A bit optimistic here but I thought I’d run an assembly with 10% of the data from each individual and see how many configs I could produce. It did run and produced 394,146 contigs from 969,927 sequences. But unfortunately, it was running on all the data to map at 10% and was going to take just too long. So I killed it.

Published

January 27, 2023

So this time I made a small representation of the overall sequences, using: - 10% of each individual - Renamed to not have period in population name for each state (thinking that may be why I’ve had failures in the past). - Saved to different folder.

rm(list=ls())

files <- list.files("all",pattern="F.fq.gz")
for( i in 1:length(files) ) {
    file <- files[i]
    tmp <- strsplit(file, split="\\.")[[1]]
    ofile <- paste( paste( tmp[1],
                                 tmp[2],
                                 sep=""), 
                        tmp[3], tmp[4], tmp[5], sep=".")
    cmd <- paste("seqtk sample ./all/",
                     file,
                     " 0.10 | gzip > ./all010/", 
                     ofile, 
                     sep="")
    system(cmd)
    cat( format(i/length(files), digits=3), " ", ofile, "\n")
}

It ran for a while, then died. So I tried it again and there were some issues with dDocent not recognizing the the files as being gz files… So I had to unzip all the 10% individuals and redo them.

Finally it went through but I got a few errors along the way.

Trimming reads and simultaneously assembling reference sequences

Removing the _1 character and replacing with /1 in the name of every sequence
parallel: Warning: Starting 16 processes took > 2 sec.
parallel: Warning: Consider adjusting -j. Press CTRL-C to stop.

Then it gave me the prompt for number of unique sequences per individual.

Please choose data cutoff. In essence, you are picking a minimum (within individual) coverage level for a read (allele) to be used in the reference assembly.
3

I had hit the return button a few times and it ran using some ‘default’ value.

This time it did finish and made contigs.

At this point, all configuration information has been entered and dDocent may take several hours to run.

It is recommended that you move this script to a background operation and disable terminal input and output.

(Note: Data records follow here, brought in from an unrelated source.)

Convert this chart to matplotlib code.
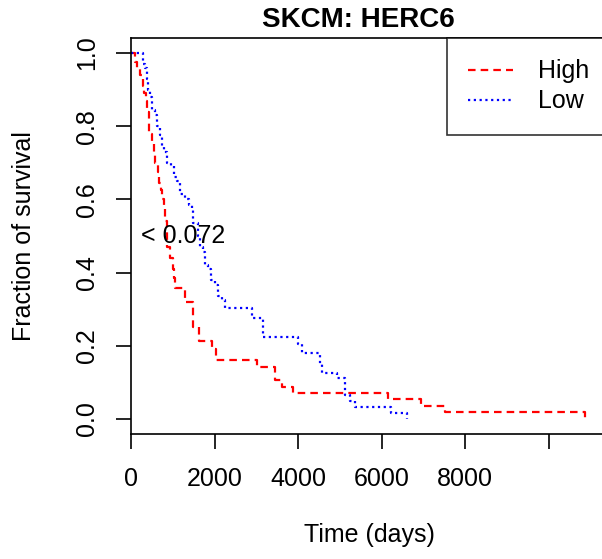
import matplotlib
matplotlib.use("Agg")
import matplotlib.pyplot as plt

plt.rcParams['font.family'] = ['Liberation Sans', 'DejaVu Sans']

# Kaplan-Meier steps (days, fraction surviving)
high_t = [0, 96, 150, 216, 280, 311, 360, 383, 420, 443, 503, 540, 575, 640, 670,
          710, 742, 790, 814, 853, 940, 1000, 1030, 1060, 1293, 1473, 1630, 1933,
          2036, 3010, 3449, 3609, 3880, 6155, 6945, 7520, 10873]
high_s = [1.0, 0.975, 0.955, 0.94, 0.91, 0.89, 0.87, 0.84, 0.81, 0.78, 0.755, 0.73,
          0.70, 0.675, 0.645, 0.625, 0.60, 0.575, 0.54, 0.47, 0.44, 0.41, 0.385,
          0.358, 0.32, 0.25, 0.214, 0.19, 0.161, 0.141, 0.107, 0.088, 0.072, 0.054,
          0.036, 0.018, 0.0]

low_t = [0, 295, 340, 380, 407, 460, 503, 570, 623, 690, 742, 800, 862, 950, 1030,
         1100, 1174, 1300, 1389, 1450, 1485, 1600, 1653, 1720, 1772, 1850, 1916,
         2000, 2084, 2180, 2251, 2898, 3161, 4000, 4100, 4527, 4580, 4935, 5125,
         5245, 5365, 6230, 6611]
low_s = [1.0, 0.97, 0.96, 0.93, 0.90, 0.88, 0.845, 0.83, 0.80, 0.775, 0.745, 0.73,
         0.70, 0.69, 0.66, 0.65, 0.615, 0.60, 0.585, 0.57, 0.535, 0.50, 0.47, 0.455,
         0.42, 0.41, 0.38, 0.365, 0.335, 0.325, 0.303, 0.276, 0.224, 0.205, 0.18,
         0.15, 0.127, 0.112, 0.065, 0.05, 0.032, 0.016, 0.0]

xticks = [0, 2000, 4000, 6000, 8000, 10000]
xticklabels = ['0', '2000', '4000', '6000', '8000', '']
yticks = [0.0, 0.2, 0.4, 0.6, 0.8, 1.0]

fs = 18

fig = plt.figure(figsize=(6.02, 5.59), dpi=100)
ax = fig.add_axes([131/602, 1-434/559, 476/602, 396/559])

ax.step(high_t, high_s, where='post', color='red', lw=1.6, dashes=(3.4, 2.3), label='High')
ax.step(low_t, low_s, where='post', color='blue', lw=1.6, dashes=(1.0, 1.6), label='Low')

ax.set_xlim(0, 11400)
ax.set_ylim(-0.041, 1.041)
ax.set_xticks(xticks)
ax.set_xticklabels(xticklabels)
ax.set_yticks(yticks)
ax.set_yticklabels(['%.1f' % v for v in yticks])
for lab in ax.get_yticklabels():
    lab.set_rotation(90)
    lab.set_va('center')

ax.tick_params(direction='out', length=10.8, width=1.2, labelsize=fs)
ax.tick_params(axis='x', pad=13)
ax.tick_params(axis='y', pad=12)
for sp in ax.spines.values():
    sp.set_linewidth(1.2)

ax.text(1260, 0.5, '< 0.072', fontsize=fs, ha='center', va='center')

ax.set_xlabel('Time (days)', fontsize=fs)
ax.xaxis.set_label_coords(0.5, -0.226)
ax.xaxis.label.set_va('top')
ax.set_ylabel('Fraction of survival', fontsize=fs)
ax.yaxis.set_label_coords(-0.2, 0.5)

fig.text(358/602, 1-20/559, 'SKCM: HERC6', fontsize=20, fontweight='bold',
         ha='center', va='center')

leg = ax.legend(loc='upper left', bbox_to_anchor=(447/602, 1-38/559),
                bbox_transform=fig.transFigure, fontsize=fs, frameon=True,
                fancybox=False, borderpad=0.85, handlelength=1.8, handletextpad=1.0,
                labelspacing=0.25, borderaxespad=0)
leg.get_frame().set_edgecolor('black')
leg.get_frame().set_linewidth(1.2)

fig.savefig('out.png', dpi=100)
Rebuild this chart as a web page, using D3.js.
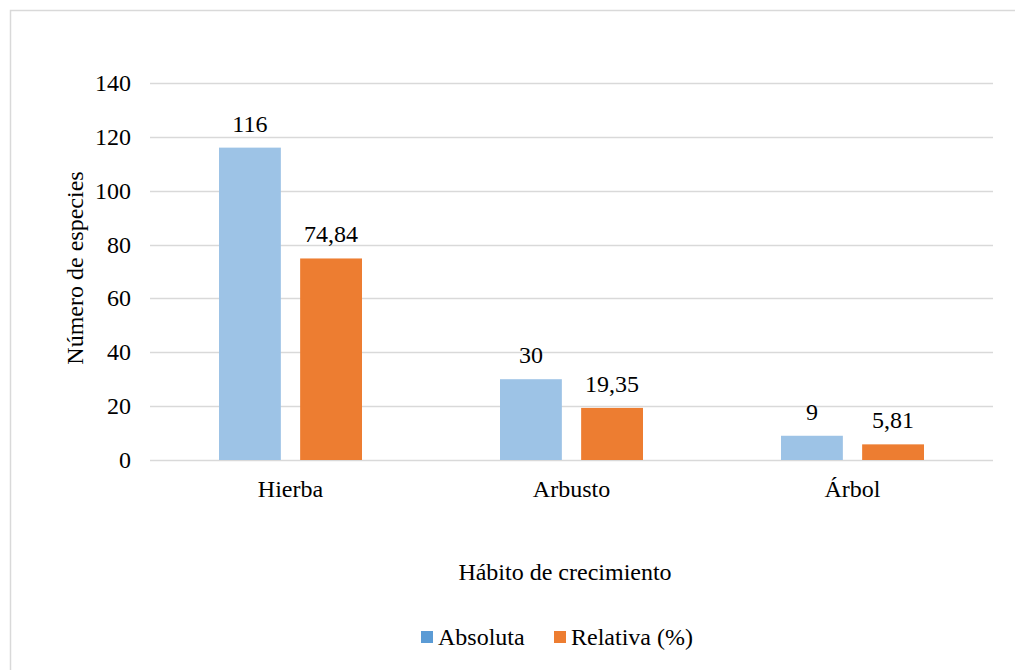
<!DOCTYPE html>
<html><head><meta charset="utf-8">
<script src="https://cdn.jsdelivr.net/npm/d3@7"></script>
<style>body{margin:0;background:#fff}svg{display:block}</style>
</head><body>
<script>
const categories = ["Hierba", "Arbusto", "Árbol"];
const absoluta = [116, 30, 9];
const relativa = [74.84, 19.35, 5.81];
const seriesNames = ["Absoluta", "Relativa (%)"];
const yTicks = [0, 20, 40, 60, 80, 100, 120, 140];
const labelAbs = ["116", "30", "9"];
const labelRel = ["74,84", "19,35", "5,81"];

(function(){
const W = 1015, H = 670;
const FONT = '"Liberation Serif", "Times New Roman", Tinos, serif';
const FS = "24px";
const svg = d3.select("body").append("svg").attr("width", W).attr("height", H);
svg.append("rect").attr("x", 10.5).attr("y", 10.5).attr("width", 1020).attr("height", 700)
  .attr("fill", "#fff").attr("stroke", "#d9d9d9").attr("stroke-width", 1.5);

const pLeft = 150, pRight = 993, pTop = 83, pBottom = 460;
const y = d3.scaleLinear().domain([0, 140]).range([pBottom, pTop]);
const x0 = d3.scaleBand().domain(categories).range([pLeft, pRight]);
const x1 = d3.scaleBand().domain(seriesNames).range([x0.bandwidth()/2 - 71.5, x0.bandwidth()/2 + 71.5]).paddingInner(17/143*2);
const colors = ["#9DC3E6", "#ED7D31"];
const legendColors = ["#5B9BD5", "#ED7D31"];

function txt(sel) {
  return sel.style("font-family", FONT).style("font-size", FS).attr("fill", "#000");
}

const g = svg.append("g");
g.selectAll("line.grid").data(yTicks).join("line")
  .attr("x1", pLeft).attr("x2", pRight)
  .attr("y1", d => Math.round(y(d)) + 0.5).attr("y2", d => Math.round(y(d)) + 0.5)
  .attr("stroke", "#d9d9d9").attr("stroke-width", 1.5);
txt(g.selectAll("text.ytick").data(yTicks).join("text")
  .attr("x", 131).attr("y", d => y(d) + 8)
  .attr("text-anchor", "end"))
  .text(d => d);

const data = categories.map((c, i) => ({c, vals: [absoluta[i], relativa[i]], labels: [labelAbs[i], labelRel[i]]}));
const cg = g.selectAll("g.cat").data(data).join("g").attr("transform", d => `translate(${x0(d.c)},0)`);
cg.selectAll("rect").data(d => d.vals.map((v, j) => ({v, j}))).join("rect")
  .attr("x", d => x1(seriesNames[d.j])).attr("width", x1.bandwidth())
  .attr("y", d => y(d.v)).attr("height", d => y(0) - y(d.v))
  .attr("fill", d => colors[d.j]);
txt(cg.selectAll("text").data(d => d.vals.map((v, j) => ({v, j, l: d.labels[j]}))).join("text")
  .attr("x", d => x1(seriesNames[d.j]) + x1.bandwidth()/2).attr("y", d => y(d.v) - 16)
  .attr("text-anchor", "middle"))
  .text(d => d.l);

txt(g.selectAll("text.xcat").data(categories).join("text")
  .attr("x", d => x0(d) + x0.bandwidth()/2).attr("y", 497)
  .attr("text-anchor", "middle"))
  .text(d => d);

txt(svg.append("text").attr("x", 565).attr("y", 580)
  .attr("text-anchor", "middle"))
  .text("Hábito de crecimiento");
txt(svg.append("text").attr("transform", `translate(83,268) rotate(-90)`)
  .attr("text-anchor", "middle"))
  .text("Número de especies");

const leg = svg.append("g");
const legX = [421, 554];
seriesNames.forEach((s, i) => {
  leg.append("rect").attr("x", legX[i]).attr("y", 631).attr("width", 12).attr("height", 12).attr("fill", legendColors[i]);
  txt(leg.append("text").attr("x", legX[i] + 17).attr("y", 645)).text(s);
});
})();
</script>
</body></html>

All data and logfiles will still be recorded.
To do this:
Press **control** and **Z** simultaneously
Type **bg** and press enter
Type **disown -h** and press enter
Now sit back, relax, and wait for your analysis to finish

dDocent assembled 969927 sequences (after cutoffs) into 394146 contigs
  
Using BWA to map reads

So at this point, I let it run for a while longer and then realized I was not going to use the 10% representation and would be using another assembly. So I killed the mapping.